#### OBJECTIVE:
Set the listing down again exactly, please, apart from its pictures.

-- Begin DATASET SECTION --

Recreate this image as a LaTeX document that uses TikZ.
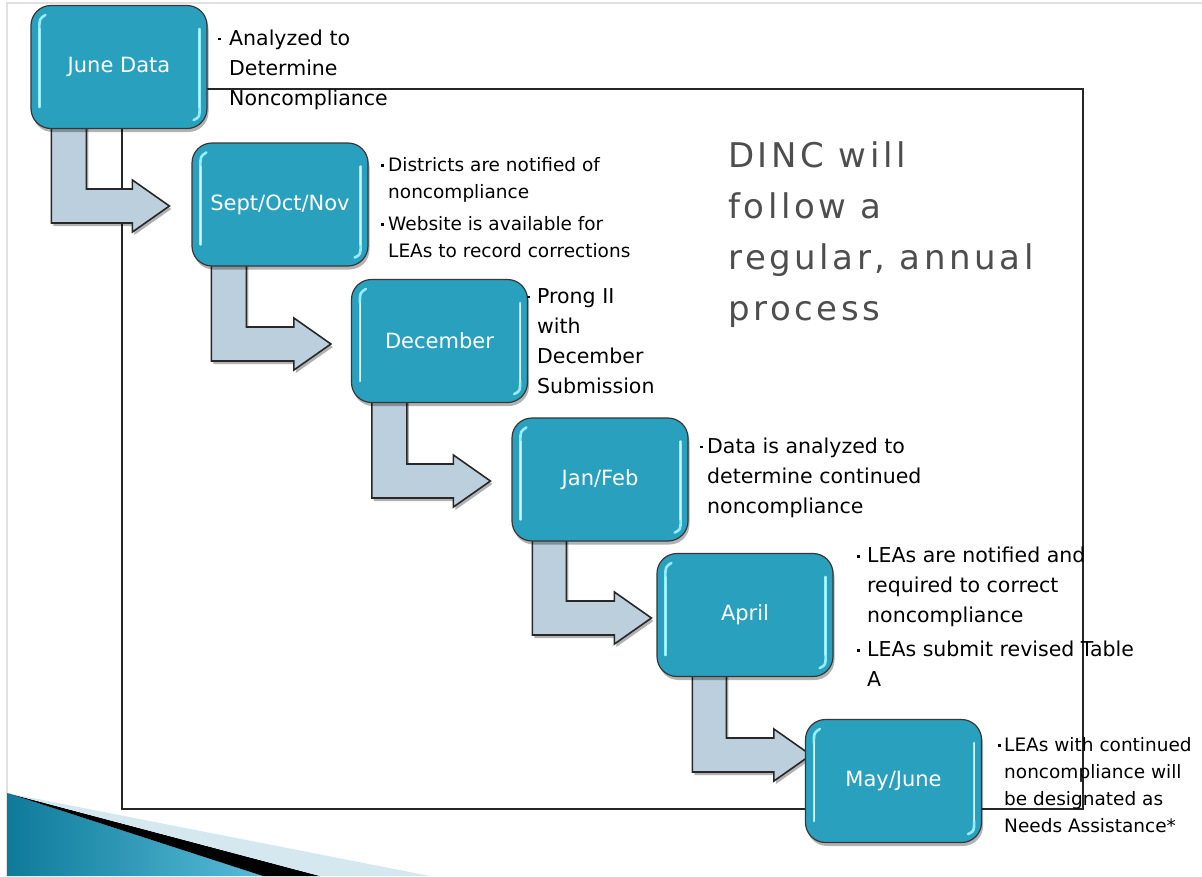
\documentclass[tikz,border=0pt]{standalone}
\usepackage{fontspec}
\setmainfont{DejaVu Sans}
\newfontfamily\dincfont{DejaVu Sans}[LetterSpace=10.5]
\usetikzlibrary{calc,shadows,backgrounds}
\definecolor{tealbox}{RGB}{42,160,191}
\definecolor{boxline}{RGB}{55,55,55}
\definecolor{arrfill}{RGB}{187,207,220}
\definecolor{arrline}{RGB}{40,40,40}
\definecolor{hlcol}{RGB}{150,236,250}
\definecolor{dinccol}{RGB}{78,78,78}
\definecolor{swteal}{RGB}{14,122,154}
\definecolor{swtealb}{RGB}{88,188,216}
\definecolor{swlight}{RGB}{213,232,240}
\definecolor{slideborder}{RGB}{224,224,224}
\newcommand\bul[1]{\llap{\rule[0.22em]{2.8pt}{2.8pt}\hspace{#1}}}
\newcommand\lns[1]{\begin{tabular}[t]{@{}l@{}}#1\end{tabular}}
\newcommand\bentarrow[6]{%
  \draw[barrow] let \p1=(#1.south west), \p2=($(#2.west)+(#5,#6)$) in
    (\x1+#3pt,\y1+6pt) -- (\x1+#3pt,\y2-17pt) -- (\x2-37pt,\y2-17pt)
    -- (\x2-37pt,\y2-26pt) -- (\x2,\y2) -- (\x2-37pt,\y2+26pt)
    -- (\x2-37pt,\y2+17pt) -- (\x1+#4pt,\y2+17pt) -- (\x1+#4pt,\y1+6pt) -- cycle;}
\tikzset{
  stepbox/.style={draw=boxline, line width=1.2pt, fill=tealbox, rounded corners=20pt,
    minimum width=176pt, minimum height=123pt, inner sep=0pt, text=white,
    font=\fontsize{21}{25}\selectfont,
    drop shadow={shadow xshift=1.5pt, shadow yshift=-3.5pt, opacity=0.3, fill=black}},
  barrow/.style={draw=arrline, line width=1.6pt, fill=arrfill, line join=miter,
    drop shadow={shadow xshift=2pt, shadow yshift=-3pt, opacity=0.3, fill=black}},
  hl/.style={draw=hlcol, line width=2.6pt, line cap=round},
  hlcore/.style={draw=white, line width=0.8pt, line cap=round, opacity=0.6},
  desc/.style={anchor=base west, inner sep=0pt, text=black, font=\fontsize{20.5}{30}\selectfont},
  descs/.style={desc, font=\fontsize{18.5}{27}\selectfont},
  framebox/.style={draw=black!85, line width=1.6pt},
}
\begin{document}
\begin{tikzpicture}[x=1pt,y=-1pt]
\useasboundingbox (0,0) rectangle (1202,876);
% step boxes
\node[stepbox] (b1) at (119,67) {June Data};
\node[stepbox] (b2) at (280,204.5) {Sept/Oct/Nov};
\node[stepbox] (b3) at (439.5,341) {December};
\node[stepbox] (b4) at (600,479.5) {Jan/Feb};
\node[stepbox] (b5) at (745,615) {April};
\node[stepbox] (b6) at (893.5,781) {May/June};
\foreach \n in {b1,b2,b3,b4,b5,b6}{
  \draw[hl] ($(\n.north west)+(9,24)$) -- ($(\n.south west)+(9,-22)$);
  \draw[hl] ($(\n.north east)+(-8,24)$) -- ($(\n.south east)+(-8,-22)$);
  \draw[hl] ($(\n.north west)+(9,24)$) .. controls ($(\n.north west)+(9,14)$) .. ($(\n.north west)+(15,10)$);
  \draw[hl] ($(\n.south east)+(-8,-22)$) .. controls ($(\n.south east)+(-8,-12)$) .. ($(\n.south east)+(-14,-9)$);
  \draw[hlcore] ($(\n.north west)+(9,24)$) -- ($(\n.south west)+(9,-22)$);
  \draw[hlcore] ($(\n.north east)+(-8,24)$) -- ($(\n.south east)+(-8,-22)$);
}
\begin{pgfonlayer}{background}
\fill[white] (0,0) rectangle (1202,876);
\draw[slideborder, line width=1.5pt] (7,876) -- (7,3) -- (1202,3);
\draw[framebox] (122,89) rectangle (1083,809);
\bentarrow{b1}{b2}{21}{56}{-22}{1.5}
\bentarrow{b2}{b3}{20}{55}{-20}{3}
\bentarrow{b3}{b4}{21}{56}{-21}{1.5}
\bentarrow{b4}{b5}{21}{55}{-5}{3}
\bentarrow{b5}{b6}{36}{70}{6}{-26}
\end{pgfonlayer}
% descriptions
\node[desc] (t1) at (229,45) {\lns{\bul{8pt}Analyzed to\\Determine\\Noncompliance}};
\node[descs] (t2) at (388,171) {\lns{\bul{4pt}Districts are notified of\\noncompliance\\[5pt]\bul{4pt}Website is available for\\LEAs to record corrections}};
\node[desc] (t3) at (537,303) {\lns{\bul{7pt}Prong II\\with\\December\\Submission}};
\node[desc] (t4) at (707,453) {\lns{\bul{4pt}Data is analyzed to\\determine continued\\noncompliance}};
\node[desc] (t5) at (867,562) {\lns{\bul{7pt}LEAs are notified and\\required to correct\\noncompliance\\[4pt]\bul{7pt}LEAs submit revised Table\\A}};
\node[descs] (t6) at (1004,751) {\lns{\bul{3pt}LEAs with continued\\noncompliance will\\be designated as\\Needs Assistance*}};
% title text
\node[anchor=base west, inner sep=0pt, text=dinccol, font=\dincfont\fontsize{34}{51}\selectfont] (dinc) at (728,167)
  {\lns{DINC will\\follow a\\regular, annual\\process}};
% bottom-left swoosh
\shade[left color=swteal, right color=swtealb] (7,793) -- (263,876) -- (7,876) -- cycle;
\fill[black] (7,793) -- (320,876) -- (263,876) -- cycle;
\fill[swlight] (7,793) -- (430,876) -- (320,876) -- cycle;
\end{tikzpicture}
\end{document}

-- End DATASET SECTION --

#### EXERCISE RESULT:
Recreate this image as a LaTeX document that uses TikZ.
\documentclass[tikz,border=0pt]{standalone}
\usepackage{fontspec}
\setmainfont{DejaVu Sans}
\newfontfamily\dincfont{DejaVu Sans}[LetterSpace=10.5]
\usetikzlibrary{calc,shadows,backgrounds}
\definecolor{tealbox}{RGB}{42,160,191}
\definecolor{boxline}{RGB}{55,55,55}
\definecolor{arrfill}{RGB}{187,207,220}
\definecolor{arrline}{RGB}{40,40,40}
\definecolor{hlcol}{RGB}{150,236,250}
\definecolor{dinccol}{RGB}{78,78,78}
\definecolor{swteal}{RGB}{14,122,154}
\definecolor{swtealb}{RGB}{88,188,216}
\definecolor{swlight}{RGB}{213,232,240}
\definecolor{slideborder}{RGB}{224,224,224}
\newcommand\bul[1]{\llap{\rule[0.22em]{2.8pt}{2.8pt}\hspace{#1}}}
\newcommand\lns[1]{\begin{tabular}[t]{@{}l@{}}#1\end{tabular}}
\newcommand\bentarrow[6]{%
  \draw[barrow] let \p1=(#1.south west), \p2=($(#2.west)+(#5,#6)$) in
    (\x1+#3pt,\y1+6pt) -- (\x1+#3pt,\y2-17pt) -- (\x2-37pt,\y2-17pt)
    -- (\x2-37pt,\y2-26pt) -- (\x2,\y2) -- (\x2-37pt,\y2+26pt)
    -- (\x2-37pt,\y2+17pt) -- (\x1+#4pt,\y2+17pt) -- (\x1+#4pt,\y1+6pt) -- cycle;}
\tikzset{
  stepbox/.style={draw=boxline, line width=1.2pt, fill=tealbox, rounded corners=20pt,
    minimum width=176pt, minimum height=123pt, inner sep=0pt, text=white,
    font=\fontsize{21}{25}\selectfont,
    drop shadow={shadow xshift=1.5pt, shadow yshift=-3.5pt, opacity=0.3, fill=black}},
  barrow/.style={draw=arrline, line width=1.6pt, fill=arrfill, line join=miter,
    drop shadow={shadow xshift=2pt, shadow yshift=-3pt, opacity=0.3, fill=black}},
  hl/.style={draw=hlcol, line width=2.6pt, line cap=round},
  hlcore/.style={draw=white, line width=0.8pt, line cap=round, opacity=0.6},
  desc/.style={anchor=base west, inner sep=0pt, text=black, font=\fontsize{20.5}{30}\selectfont},
  descs/.style={desc, font=\fontsize{18.5}{27}\selectfont},
  framebox/.style={draw=black!85, line width=1.6pt},
}
\begin{document}
\begin{tikzpicture}[x=1pt,y=-1pt]
\useasboundingbox (0,0) rectangle (1202,876);
% step boxes
\node[stepbox] (b1) at (119,67) {June Data};
\node[stepbox] (b2) at (280,204.5) {Sept/Oct/Nov};
\node[stepbox] (b3) at (439.5,341) {December};
\node[stepbox] (b4) at (600,479.5) {Jan/Feb};
\node[stepbox] (b5) at (745,615) {April};
\node[stepbox] (b6) at (893.5,781) {May/June};
\foreach \n in {b1,b2,b3,b4,b5,b6}{
  \draw[hl] ($(\n.north west)+(9,24)$) -- ($(\n.south west)+(9,-22)$);
  \draw[hl] ($(\n.north east)+(-8,24)$) -- ($(\n.south east)+(-8,-22)$);
  \draw[hl] ($(\n.north west)+(9,24)$) .. controls ($(\n.north west)+(9,14)$) .. ($(\n.north west)+(15,10)$);
  \draw[hl] ($(\n.south east)+(-8,-22)$) .. controls ($(\n.south east)+(-8,-12)$) .. ($(\n.south east)+(-14,-9)$);
  \draw[hlcore] ($(\n.north west)+(9,24)$) -- ($(\n.south west)+(9,-22)$);
  \draw[hlcore] ($(\n.north east)+(-8,24)$) -- ($(\n.south east)+(-8,-22)$);
}
\begin{pgfonlayer}{background}
\fill[white] (0,0) rectangle (1202,876);
\draw[slideborder, line width=1.5pt] (7,876) -- (7,3) -- (1202,3);
\draw[framebox] (122,89) rectangle (1083,809);
\bentarrow{b1}{b2}{21}{56}{-22}{1.5}
\bentarrow{b2}{b3}{20}{55}{-20}{3}
\bentarrow{b3}{b4}{21}{56}{-21}{1.5}
\bentarrow{b4}{b5}{21}{55}{-5}{3}
\bentarrow{b5}{b6}{36}{70}{6}{-26}
\end{pgfonlayer}
% descriptions
\node[desc] (t1) at (229,45) {\lns{\bul{8pt}Analyzed to\\Determine\\Noncompliance}};
\node[descs] (t2) at (388,171) {\lns{\bul{4pt}Districts are notified of\\noncompliance\\[5pt]\bul{4pt}Website is available for\\LEAs to record corrections}};
\node[desc] (t3) at (537,303) {\lns{\bul{7pt}Prong II\\with\\December\\Submission}};
\node[desc] (t4) at (707,453) {\lns{\bul{4pt}Data is analyzed to\\determine continued\\noncompliance}};
\node[desc] (t5) at (867,562) {\lns{\bul{7pt}LEAs are notified and\\required to correct\\noncompliance\\[4pt]\bul{7pt}LEAs submit revised Table\\A}};
\node[descs] (t6) at (1004,751) {\lns{\bul{3pt}LEAs with continued\\noncompliance will\\be designated as\\Needs Assistance*}};
% title text
\node[anchor=base west, inner sep=0pt, text=dinccol, font=\dincfont\fontsize{34}{51}\selectfont] (dinc) at (728,167)
  {\lns{DINC will\\follow a\\regular, annual\\process}};
% bottom-left swoosh
\shade[left color=swteal, right color=swtealb] (7,793) -- (263,876) -- (7,876) -- cycle;
\fill[black] (7,793) -- (320,876) -- (263,876) -- cycle;
\fill[swlight] (7,793) -- (430,876) -- (320,876) -- cycle;
\end{tikzpicture}
\end{document}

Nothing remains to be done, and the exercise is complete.